▶ _INFORMATION SHOWN_:
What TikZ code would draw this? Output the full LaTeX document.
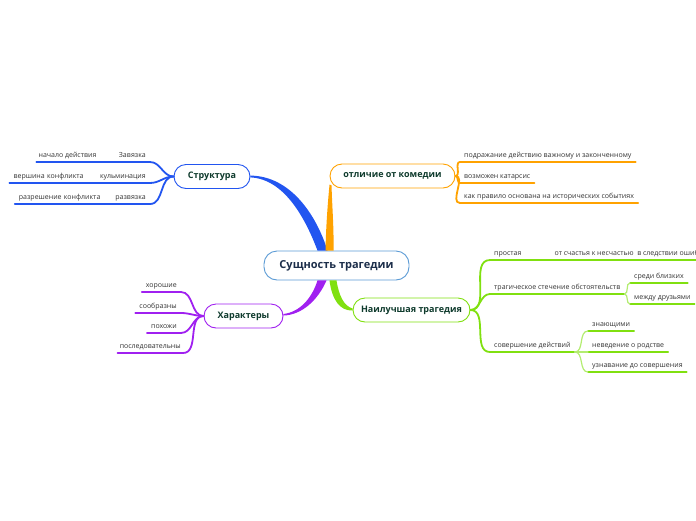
\documentclass[tikz,border=0pt]{standalone}
\usepackage{fontspec}
\setmainfont{Open Sans}
\usetikzlibrary{calc}
\usepackage{xcolor}
\definecolor{brblue}{HTML}{2255F0}
\definecolor{brorange}{HTML}{FFA200}
\definecolor{brpurple}{HTML}{A020F0}
\definecolor{brgreen}{HTML}{80E010}
\definecolor{rootblue}{HTML}{5B9BD5}
\definecolor{roottext}{HTML}{1C2E4A}
\definecolor{hubtext}{HTML}{0F3B2D}
\definecolor{leafgray}{HTML}{333333}

\begin{document}
\begin{tikzpicture}[x=1pt, y=-1pt,
  every node/.style={font=\fontsize{7}{8}\selectfont, text=leafgray},
  root/.style={draw=rootblue, line width=0.9pt, rounded corners=13pt, fill=white,
               minimum width=145, minimum height=29,
               font=\fontsize{11}{12}\selectfont\bfseries, text=roottext},
  hub/.style={draw, line width=0.9pt, rounded corners=12pt, fill=white,
              minimum height=24, font=\fontsize{9}{10}\selectfont\bfseries, text=hubtext},
  leaf/.style={inner xsep=4pt, inner ysep=2.5pt, text height=5pt, text depth=1.5pt},
  lleaf/.style={leaf, anchor=south east},
  rleaf/.style={leaf, anchor=south west},
  ln/.style={line width=1.8pt, line cap=round},
  sub/.style={line width=1.2pt, line cap=round}
]
\useasboundingbox (0,0) rectangle (696,520);

%% hubs
\node[root] (root) at (336.5,265.5) {Сущность трагедии};
\node[hub, draw=brblue,   minimum width=76]  (str)  at (212,176.5)   {Структура};
\node[hub, draw=brorange, minimum width=125] (com)  at (392.5,176)   {отличие от комедии};
\node[hub, draw=brpurple, minimum width=79]  (char) at (243.5,316)   {Характеры};
\node[hub, draw=brgreen,  minimum width=117] (best) at (411.5,310)   {Наилучшая трагедия};

%% thick branches
\fill[brblue] ($(root.north)+(-19,0)$) .. controls (306,220) and (285,179) .. ($(str.east)+(0,0.9)$)
  -- ($(str.east)+(0,-0.9)$) .. controls (290,176) and (316,214) .. ($(root.north)+(-9,0)$) -- cycle;
\fill[brorange] ($(root.north)+(-11,0)$) .. controls (326,225) and (328,200) .. ($(com.south west)+(0,-4)$)
  -- ($(com.south west)+(2,-3)$) .. controls (332,205) and (334,228) .. ($(root.north)+(-3,0)$) -- cycle;
\fill[brpurple] ($(root.south)+(-19,0)$) .. controls (312,298) and (300,312) .. ($(char.east)+(0,-2)$)
  -- ($(char.east)+(0,-0.5)$) .. controls (302,315) and (318,300) .. ($(root.south)+(-10,0)$) -- cycle;
\fill[brgreen] ($(root.south)+(-7,0)$) .. controls (332,300) and (340,311) .. ($(best.west)+(0,0.5)$)
  -- ($(best.west)+(0,-1.5)$) .. controls (344,306) and (339,296) .. ($(root.south)+(0,0)$) -- cycle;

%% Структура
\node[lleaf, text width=49pt, align=right] (zav) at (150,162) {Завязка};
\node[lleaf, inner xsep=2pt] (nach) at ($(zav.south west)+(6,0)$) {начало действия};
\node[lleaf] (kulm) at (150,183) {кульминация};
\node[lleaf, text width=78pt, align=left] (versh) at (kulm.south west) {вершина конфликта};
\node[lleaf] (razv) at (150,204) {развязка};
\node[lleaf, text width=88pt, align=left] (razr) at (razv.south west) {разрешение конфликта};

\foreach \n in {zav,nach,kulm,versh,razv,razr}
  \draw[ln, brblue] (\n.south west) -- (\n.south east);
\foreach \n in {zav,kulm,razv}
  \draw[ln, brblue] (str.west) to[out=180, in=0] (\n.south east);

%% отличие от комедии
\node[rleaf] (pod) at (460,162) {подражание действию важному и законченному};
\node[rleaf] (kat) at (460,183) {возможен катарсис};
\node[rleaf] (ist) at (460,203) {как правило основана на исторических событиях};

\foreach \n in {pod,kat,ist}{
  \draw[ln, brorange] (\n.south west) -- (\n.south east);
  \draw[ln, brorange] (com.east) to[out=0, in=180] (\n.south west);
}

%% Характеры
\node[lleaf] (hor)  at (181,292) {хорошие};
\node[lleaf] (soob) at (181,313) {сообразны};
\node[lleaf] (poh)  at (181,333) {похожи};
\node[lleaf, inner xsep=2pt] (posl) at (183,353) {последовательны};

\foreach \n in {hor,soob,poh,posl}{
  \draw[ln, brpurple] (\n.south west) -- (\n.south east);
  \draw[ln, brpurple] (char.west) to[out=180, in=0] (\n.south east);
}

%% Наилучшая трагедия
\node[rleaf, text width=52pt, align=left] (prost) at (490,260) {простая};
\node[rleaf] (sch) at (prost.south east) {от счастья к несчастью~ в следствии ошибки};
\node[rleaf] (trag) at (490,294) {трагическое стечение обстоятельств};
\node[rleaf] (sov)  at (490,352) {совершение действий};

\node[rleaf] (sred) at (630,283) {среди близких};
\node[rleaf] (mezh) at (630,304) {между друзьями};
\node[rleaf] (zn)   at (588,331) {знающими};
\node[rleaf] (nev)  at (588,352) {неведение о родстве};
\node[rleaf] (uzn)  at (588,372) {узнавание до совершения};

\foreach \n in {prost,trag,sov}{
  \draw[ln, brgreen] (\n.south west) -- (\n.south east);
  \draw[ln, brgreen] (best.east) to[out=0, in=180] (\n.south west);
}
\draw[ln, brgreen] (sch.south west) -- (sch.south east);
\foreach \n in {sred,mezh,zn,nev,uzn}
  \draw[sub, brgreen] (\n.south west) -- (\n.south east);
\foreach \n in {sred,mezh}
  \draw[sub, brgreen!60] (trag.south east) to[out=0, in=180] (\n.south west);
\foreach \n in {zn,nev,uzn}
  \draw[sub, brgreen!60] (sov.south east) to[out=0, in=180] (\n.south west);

\end{tikzpicture}
\end{document}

▶ _SET PROBLEM_: Without the pictures, write out the whole listing above exactly as it appears.

▶ _FULL OUTPUT_:
What TikZ code would draw this? Output the full LaTeX document.
\documentclass[tikz,border=0pt]{standalone}
\usepackage{fontspec}
\setmainfont{Open Sans}
\usetikzlibrary{calc}
\usepackage{xcolor}
\definecolor{brblue}{HTML}{2255F0}
\definecolor{brorange}{HTML}{FFA200}
\definecolor{brpurple}{HTML}{A020F0}
\definecolor{brgreen}{HTML}{80E010}
\definecolor{rootblue}{HTML}{5B9BD5}
\definecolor{roottext}{HTML}{1C2E4A}
\definecolor{hubtext}{HTML}{0F3B2D}
\definecolor{leafgray}{HTML}{333333}

\begin{document}
\begin{tikzpicture}[x=1pt, y=-1pt,
  every node/.style={font=\fontsize{7}{8}\selectfont, text=leafgray},
  root/.style={draw=rootblue, line width=0.9pt, rounded corners=13pt, fill=white,
               minimum width=145, minimum height=29,
               font=\fontsize{11}{12}\selectfont\bfseries, text=roottext},
  hub/.style={draw, line width=0.9pt, rounded corners=12pt, fill=white,
              minimum height=24, font=\fontsize{9}{10}\selectfont\bfseries, text=hubtext},
  leaf/.style={inner xsep=4pt, inner ysep=2.5pt, text height=5pt, text depth=1.5pt},
  lleaf/.style={leaf, anchor=south east},
  rleaf/.style={leaf, anchor=south west},
  ln/.style={line width=1.8pt, line cap=round},
  sub/.style={line width=1.2pt, line cap=round}
]
\useasboundingbox (0,0) rectangle (696,520);

%% hubs
\node[root] (root) at (336.5,265.5) {Сущность трагедии};
\node[hub, draw=brblue,   minimum width=76]  (str)  at (212,176.5)   {Структура};
\node[hub, draw=brorange, minimum width=125] (com)  at (392.5,176)   {отличие от комедии};
\node[hub, draw=brpurple, minimum width=79]  (char) at (243.5,316)   {Характеры};
\node[hub, draw=brgreen,  minimum width=117] (best) at (411.5,310)   {Наилучшая трагедия};

%% thick branches
\fill[brblue] ($(root.north)+(-19,0)$) .. controls (306,220) and (285,179) .. ($(str.east)+(0,0.9)$)
  -- ($(str.east)+(0,-0.9)$) .. controls (290,176) and (316,214) .. ($(root.north)+(-9,0)$) -- cycle;
\fill[brorange] ($(root.north)+(-11,0)$) .. controls (326,225) and (328,200) .. ($(com.south west)+(0,-4)$)
  -- ($(com.south west)+(2,-3)$) .. controls (332,205) and (334,228) .. ($(root.north)+(-3,0)$) -- cycle;
\fill[brpurple] ($(root.south)+(-19,0)$) .. controls (312,298) and (300,312) .. ($(char.east)+(0,-2)$)
  -- ($(char.east)+(0,-0.5)$) .. controls (302,315) and (318,300) .. ($(root.south)+(-10,0)$) -- cycle;
\fill[brgreen] ($(root.south)+(-7,0)$) .. controls (332,300) and (340,311) .. ($(best.west)+(0,0.5)$)
  -- ($(best.west)+(0,-1.5)$) .. controls (344,306) and (339,296) .. ($(root.south)+(0,0)$) -- cycle;

%% Структура
\node[lleaf, text width=49pt, align=right] (zav) at (150,162) {Завязка};
\node[lleaf, inner xsep=2pt] (nach) at ($(zav.south west)+(6,0)$) {начало действия};
\node[lleaf] (kulm) at (150,183) {кульминация};
\node[lleaf, text width=78pt, align=left] (versh) at (kulm.south west) {вершина конфликта};
\node[lleaf] (razv) at (150,204) {развязка};
\node[lleaf, text width=88pt, align=left] (razr) at (razv.south west) {разрешение конфликта};

\foreach \n in {zav,nach,kulm,versh,razv,razr}
  \draw[ln, brblue] (\n.south west) -- (\n.south east);
\foreach \n in {zav,kulm,razv}
  \draw[ln, brblue] (str.west) to[out=180, in=0] (\n.south east);

%% отличие от комедии
\node[rleaf] (pod) at (460,162) {подражание действию важному и законченному};
\node[rleaf] (kat) at (460,183) {возможен катарсис};
\node[rleaf] (ist) at (460,203) {как правило основана на исторических событиях};

\foreach \n in {pod,kat,ist}{
  \draw[ln, brorange] (\n.south west) -- (\n.south east);
  \draw[ln, brorange] (com.east) to[out=0, in=180] (\n.south west);
}

%% Характеры
\node[lleaf] (hor)  at (181,292) {хорошие};
\node[lleaf] (soob) at (181,313) {сообразны};
\node[lleaf] (poh)  at (181,333) {похожи};
\node[lleaf, inner xsep=2pt] (posl) at (183,353) {последовательны};

\foreach \n in {hor,soob,poh,posl}{
  \draw[ln, brpurple] (\n.south west) -- (\n.south east);
  \draw[ln, brpurple] (char.west) to[out=180, in=0] (\n.south east);
}

%% Наилучшая трагедия
\node[rleaf, text width=52pt, align=left] (prost) at (490,260) {простая};
\node[rleaf] (sch) at (prost.south east) {от счастья к несчастью~ в следствии ошибки};
\node[rleaf] (trag) at (490,294) {трагическое стечение обстоятельств};
\node[rleaf] (sov)  at (490,352) {совершение действий};

\node[rleaf] (sred) at (630,283) {среди близких};
\node[rleaf] (mezh) at (630,304) {между друзьями};
\node[rleaf] (zn)   at (588,331) {знающими};
\node[rleaf] (nev)  at (588,352) {неведение о родстве};
\node[rleaf] (uzn)  at (588,372) {узнавание до совершения};

\foreach \n in {prost,trag,sov}{
  \draw[ln, brgreen] (\n.south west) -- (\n.south east);
  \draw[ln, brgreen] (best.east) to[out=0, in=180] (\n.south west);
}
\draw[ln, brgreen] (sch.south west) -- (sch.south east);
\foreach \n in {sred,mezh,zn,nev,uzn}
  \draw[sub, brgreen] (\n.south west) -- (\n.south east);
\foreach \n in {sred,mezh}
  \draw[sub, brgreen!60] (trag.south east) to[out=0, in=180] (\n.south west);
\foreach \n in {zn,nev,uzn}
  \draw[sub, brgreen!60] (sov.south east) to[out=0, in=180] (\n.south west);

\end{tikzpicture}
\end{document}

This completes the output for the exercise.